◆ Recorded information:

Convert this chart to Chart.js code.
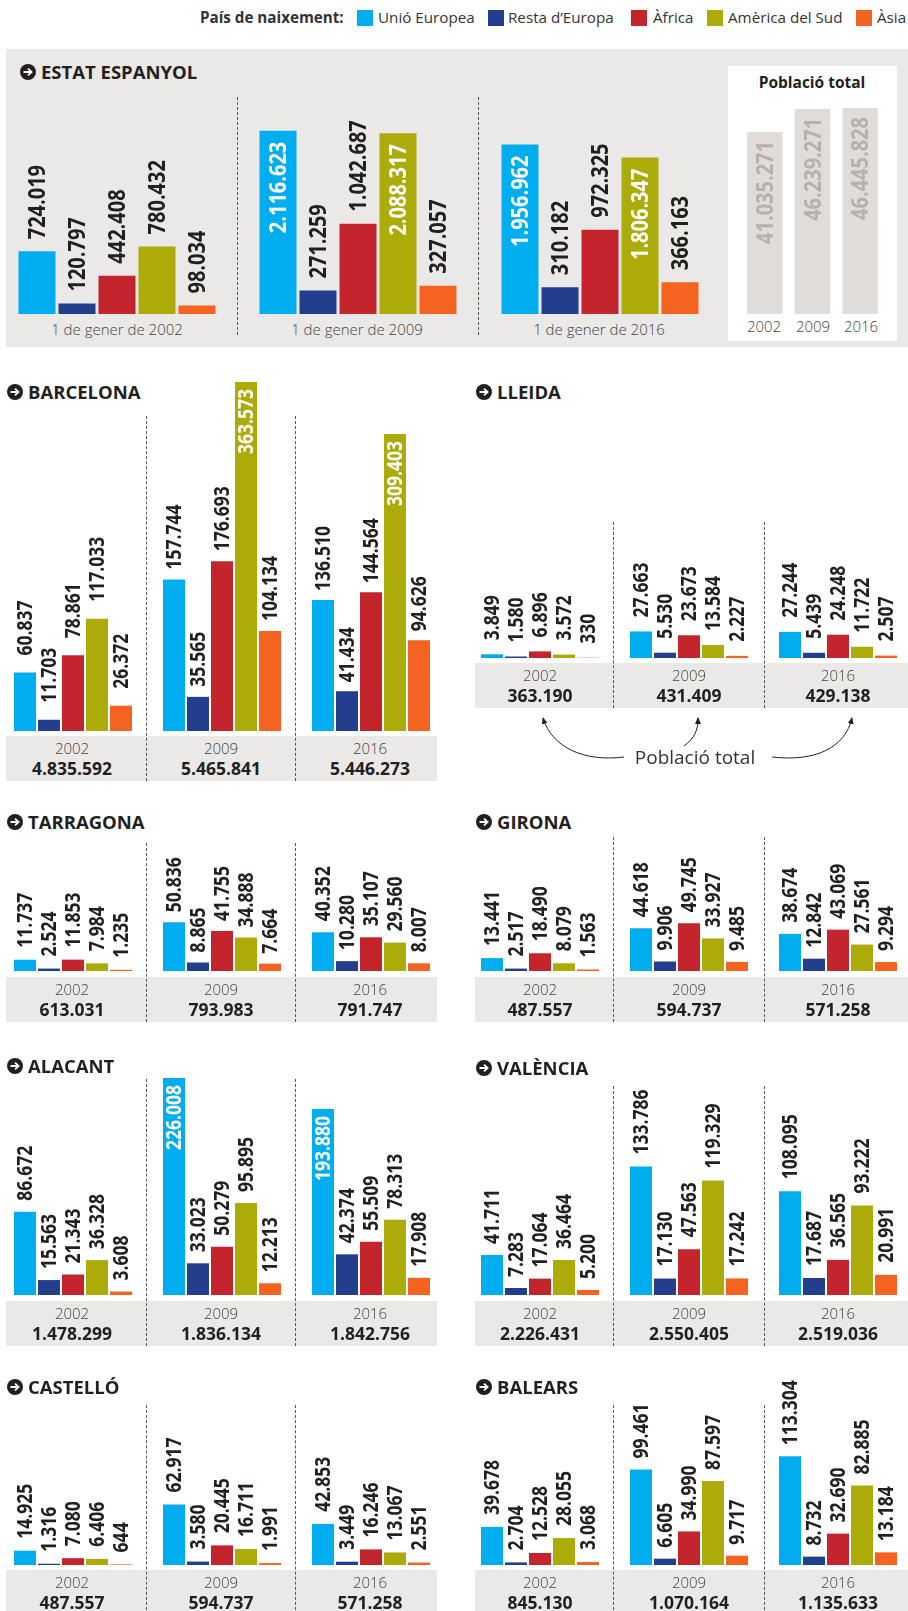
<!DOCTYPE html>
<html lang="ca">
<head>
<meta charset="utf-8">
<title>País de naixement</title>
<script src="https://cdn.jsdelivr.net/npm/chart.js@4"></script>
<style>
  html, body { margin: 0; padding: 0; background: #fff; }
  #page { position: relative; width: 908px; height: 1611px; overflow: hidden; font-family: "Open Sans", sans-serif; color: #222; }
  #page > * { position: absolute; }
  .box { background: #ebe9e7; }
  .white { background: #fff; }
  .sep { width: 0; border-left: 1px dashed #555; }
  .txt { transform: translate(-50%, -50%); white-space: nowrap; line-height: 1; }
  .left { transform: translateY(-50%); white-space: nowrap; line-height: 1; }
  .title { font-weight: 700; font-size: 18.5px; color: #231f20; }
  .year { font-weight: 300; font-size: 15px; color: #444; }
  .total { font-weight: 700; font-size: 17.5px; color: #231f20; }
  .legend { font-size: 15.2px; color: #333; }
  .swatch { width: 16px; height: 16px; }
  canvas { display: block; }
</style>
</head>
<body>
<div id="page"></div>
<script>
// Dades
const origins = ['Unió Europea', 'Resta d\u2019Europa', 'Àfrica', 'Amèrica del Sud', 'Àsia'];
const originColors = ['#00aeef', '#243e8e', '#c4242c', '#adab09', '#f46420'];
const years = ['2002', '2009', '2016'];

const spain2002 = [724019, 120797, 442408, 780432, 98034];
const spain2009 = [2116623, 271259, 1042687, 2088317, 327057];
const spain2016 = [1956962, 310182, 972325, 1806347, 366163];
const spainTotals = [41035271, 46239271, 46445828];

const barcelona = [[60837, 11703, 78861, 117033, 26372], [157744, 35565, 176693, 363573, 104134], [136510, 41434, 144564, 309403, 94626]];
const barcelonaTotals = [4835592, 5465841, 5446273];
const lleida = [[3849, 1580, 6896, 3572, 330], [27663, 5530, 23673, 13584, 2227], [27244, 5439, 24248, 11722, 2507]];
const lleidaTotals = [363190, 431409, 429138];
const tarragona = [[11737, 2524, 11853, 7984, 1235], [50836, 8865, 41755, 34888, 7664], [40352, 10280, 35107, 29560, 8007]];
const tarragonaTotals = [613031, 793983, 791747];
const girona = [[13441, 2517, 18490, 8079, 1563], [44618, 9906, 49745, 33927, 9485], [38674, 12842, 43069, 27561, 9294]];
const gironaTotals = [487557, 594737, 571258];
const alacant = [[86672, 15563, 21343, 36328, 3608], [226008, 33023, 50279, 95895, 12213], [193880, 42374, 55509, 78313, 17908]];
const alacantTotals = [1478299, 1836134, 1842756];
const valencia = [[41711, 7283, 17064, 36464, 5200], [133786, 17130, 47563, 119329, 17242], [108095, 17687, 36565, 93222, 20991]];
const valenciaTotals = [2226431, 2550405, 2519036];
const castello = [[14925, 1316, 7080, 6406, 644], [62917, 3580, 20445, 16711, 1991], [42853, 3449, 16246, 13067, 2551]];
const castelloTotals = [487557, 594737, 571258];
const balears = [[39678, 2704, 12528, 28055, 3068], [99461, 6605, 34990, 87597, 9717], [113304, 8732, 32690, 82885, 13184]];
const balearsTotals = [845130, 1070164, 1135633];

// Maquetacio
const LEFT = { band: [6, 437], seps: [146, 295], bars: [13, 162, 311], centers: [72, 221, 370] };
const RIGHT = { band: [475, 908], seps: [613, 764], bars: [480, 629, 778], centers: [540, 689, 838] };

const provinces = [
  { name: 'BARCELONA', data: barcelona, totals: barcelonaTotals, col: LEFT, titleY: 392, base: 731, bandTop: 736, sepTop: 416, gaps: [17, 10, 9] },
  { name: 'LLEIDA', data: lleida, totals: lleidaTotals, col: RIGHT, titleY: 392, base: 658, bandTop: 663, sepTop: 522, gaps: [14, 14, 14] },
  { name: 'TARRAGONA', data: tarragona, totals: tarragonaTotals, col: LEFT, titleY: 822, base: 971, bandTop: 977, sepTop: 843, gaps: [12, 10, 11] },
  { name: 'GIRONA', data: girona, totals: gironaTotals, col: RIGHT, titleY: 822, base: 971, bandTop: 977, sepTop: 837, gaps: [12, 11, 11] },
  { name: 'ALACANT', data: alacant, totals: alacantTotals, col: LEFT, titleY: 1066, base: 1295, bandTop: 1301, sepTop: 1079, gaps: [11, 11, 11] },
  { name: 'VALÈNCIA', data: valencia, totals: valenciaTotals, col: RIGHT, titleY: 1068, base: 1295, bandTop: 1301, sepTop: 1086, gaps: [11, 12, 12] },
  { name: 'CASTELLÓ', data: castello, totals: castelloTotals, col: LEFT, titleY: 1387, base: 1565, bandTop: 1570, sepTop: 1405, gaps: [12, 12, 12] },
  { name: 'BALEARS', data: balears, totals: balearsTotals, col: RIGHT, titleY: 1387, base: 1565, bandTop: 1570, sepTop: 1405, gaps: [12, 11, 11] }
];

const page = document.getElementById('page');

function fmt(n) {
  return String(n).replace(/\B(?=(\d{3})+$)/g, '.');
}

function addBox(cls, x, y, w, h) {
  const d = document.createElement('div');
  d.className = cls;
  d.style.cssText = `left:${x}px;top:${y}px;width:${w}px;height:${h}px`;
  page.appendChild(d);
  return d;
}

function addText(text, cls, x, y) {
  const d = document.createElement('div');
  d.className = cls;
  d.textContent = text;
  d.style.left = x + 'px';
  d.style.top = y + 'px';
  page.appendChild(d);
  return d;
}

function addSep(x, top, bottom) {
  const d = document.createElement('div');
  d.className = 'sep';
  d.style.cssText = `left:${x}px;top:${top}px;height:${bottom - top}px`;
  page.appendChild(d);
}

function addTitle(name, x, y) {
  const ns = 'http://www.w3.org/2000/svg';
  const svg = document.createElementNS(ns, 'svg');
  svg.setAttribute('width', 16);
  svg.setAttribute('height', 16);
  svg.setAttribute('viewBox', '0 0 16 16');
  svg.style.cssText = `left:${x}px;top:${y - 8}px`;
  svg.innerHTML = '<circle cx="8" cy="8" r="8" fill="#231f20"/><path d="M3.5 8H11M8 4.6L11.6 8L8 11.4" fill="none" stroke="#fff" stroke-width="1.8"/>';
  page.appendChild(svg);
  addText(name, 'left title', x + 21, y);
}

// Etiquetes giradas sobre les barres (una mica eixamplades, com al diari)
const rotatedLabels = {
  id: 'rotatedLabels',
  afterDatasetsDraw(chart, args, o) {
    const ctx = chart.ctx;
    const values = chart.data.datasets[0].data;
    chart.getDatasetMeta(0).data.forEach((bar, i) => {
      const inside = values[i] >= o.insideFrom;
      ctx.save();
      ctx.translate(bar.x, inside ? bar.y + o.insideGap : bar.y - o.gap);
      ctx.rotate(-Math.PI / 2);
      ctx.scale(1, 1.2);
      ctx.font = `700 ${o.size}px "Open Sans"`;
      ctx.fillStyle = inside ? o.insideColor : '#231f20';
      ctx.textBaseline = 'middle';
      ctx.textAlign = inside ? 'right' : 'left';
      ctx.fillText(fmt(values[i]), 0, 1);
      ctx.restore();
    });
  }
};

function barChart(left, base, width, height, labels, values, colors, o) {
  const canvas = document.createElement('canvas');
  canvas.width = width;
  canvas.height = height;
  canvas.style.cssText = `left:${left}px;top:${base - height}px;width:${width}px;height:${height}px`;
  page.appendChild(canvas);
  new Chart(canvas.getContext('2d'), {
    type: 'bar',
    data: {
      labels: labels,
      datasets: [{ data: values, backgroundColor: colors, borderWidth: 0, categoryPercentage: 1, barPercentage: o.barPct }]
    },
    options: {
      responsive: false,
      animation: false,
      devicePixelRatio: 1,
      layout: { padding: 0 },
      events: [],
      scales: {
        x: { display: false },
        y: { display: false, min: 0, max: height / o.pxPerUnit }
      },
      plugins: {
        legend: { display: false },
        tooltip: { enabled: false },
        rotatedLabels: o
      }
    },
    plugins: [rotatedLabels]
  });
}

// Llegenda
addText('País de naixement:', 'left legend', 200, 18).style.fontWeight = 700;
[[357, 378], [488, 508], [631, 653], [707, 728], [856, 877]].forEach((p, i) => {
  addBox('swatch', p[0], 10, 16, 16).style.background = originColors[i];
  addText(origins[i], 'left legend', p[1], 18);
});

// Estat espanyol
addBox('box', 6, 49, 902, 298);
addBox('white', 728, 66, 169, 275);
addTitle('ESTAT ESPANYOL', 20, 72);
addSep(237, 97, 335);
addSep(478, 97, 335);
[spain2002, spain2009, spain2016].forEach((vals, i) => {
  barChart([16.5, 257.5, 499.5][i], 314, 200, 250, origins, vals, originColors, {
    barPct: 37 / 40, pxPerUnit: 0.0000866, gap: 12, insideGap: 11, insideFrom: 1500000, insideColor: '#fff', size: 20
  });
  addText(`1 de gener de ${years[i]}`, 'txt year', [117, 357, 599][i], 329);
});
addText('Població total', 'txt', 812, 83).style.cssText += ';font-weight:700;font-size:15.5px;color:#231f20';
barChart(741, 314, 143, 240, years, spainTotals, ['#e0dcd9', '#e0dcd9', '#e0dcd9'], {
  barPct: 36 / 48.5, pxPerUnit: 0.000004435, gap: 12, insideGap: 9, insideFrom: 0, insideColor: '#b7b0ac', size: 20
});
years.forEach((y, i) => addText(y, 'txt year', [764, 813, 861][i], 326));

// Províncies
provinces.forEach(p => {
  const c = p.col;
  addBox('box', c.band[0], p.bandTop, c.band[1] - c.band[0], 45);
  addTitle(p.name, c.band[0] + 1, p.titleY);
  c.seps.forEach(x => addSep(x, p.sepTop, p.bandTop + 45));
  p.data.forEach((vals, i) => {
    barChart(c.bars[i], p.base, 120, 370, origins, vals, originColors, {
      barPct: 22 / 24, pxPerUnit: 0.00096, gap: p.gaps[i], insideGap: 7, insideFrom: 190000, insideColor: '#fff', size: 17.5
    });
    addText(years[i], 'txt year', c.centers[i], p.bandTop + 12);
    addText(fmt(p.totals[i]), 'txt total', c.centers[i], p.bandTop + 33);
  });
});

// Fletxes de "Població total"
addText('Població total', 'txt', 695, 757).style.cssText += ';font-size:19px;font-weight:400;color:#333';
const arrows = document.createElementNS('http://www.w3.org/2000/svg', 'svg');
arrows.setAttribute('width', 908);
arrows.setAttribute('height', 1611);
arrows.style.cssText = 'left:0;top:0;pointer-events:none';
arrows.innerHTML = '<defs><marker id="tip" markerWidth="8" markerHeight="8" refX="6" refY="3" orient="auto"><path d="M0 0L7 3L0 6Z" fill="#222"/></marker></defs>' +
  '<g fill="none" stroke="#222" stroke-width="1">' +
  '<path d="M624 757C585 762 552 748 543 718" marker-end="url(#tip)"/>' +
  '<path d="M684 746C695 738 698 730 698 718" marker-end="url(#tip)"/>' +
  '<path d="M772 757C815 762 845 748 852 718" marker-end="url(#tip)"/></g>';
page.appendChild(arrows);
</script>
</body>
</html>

◆ Task directions: Pictures stay out. Print the data exactly, from its first line through the line containing "const spainTotals = [41035271, 46239271, 46445828];".

◆ Exercise output:
Convert this chart to Chart.js code.
<!DOCTYPE html>
<html lang="ca">
<head>
<meta charset="utf-8">
<title>País de naixement</title>
<script src="https://cdn.jsdelivr.net/npm/chart.js@4"></script>
<style>
  html, body { margin: 0; padding: 0; background: #fff; }
  #page { position: relative; width: 908px; height: 1611px; overflow: hidden; font-family: "Open Sans", sans-serif; color: #222; }
  #page > * { position: absolute; }
  .box { background: #ebe9e7; }
  .white { background: #fff; }
  .sep { width: 0; border-left: 1px dashed #555; }
  .txt { transform: translate(-50%, -50%); white-space: nowrap; line-height: 1; }
  .left { transform: translateY(-50%); white-space: nowrap; line-height: 1; }
  .title { font-weight: 700; font-size: 18.5px; color: #231f20; }
  .year { font-weight: 300; font-size: 15px; color: #444; }
  .total { font-weight: 700; font-size: 17.5px; color: #231f20; }
  .legend { font-size: 15.2px; color: #333; }
  .swatch { width: 16px; height: 16px; }
  canvas { display: block; }
</style>
</head>
<body>
<div id="page"></div>
<script>
// Dades
const origins = ['Unió Europea', 'Resta d\u2019Europa', 'Àfrica', 'Amèrica del Sud', 'Àsia'];
const originColors = ['#00aeef', '#243e8e', '#c4242c', '#adab09', '#f46420'];
const years = ['2002', '2009', '2016'];

const spain2002 = [724019, 120797, 442408, 780432, 98034];
const spain2009 = [2116623, 271259, 1042687, 2088317, 327057];
const spain2016 = [1956962, 310182, 972325, 1806347, 366163];
const spainTotals = [41035271, 46239271, 46445828];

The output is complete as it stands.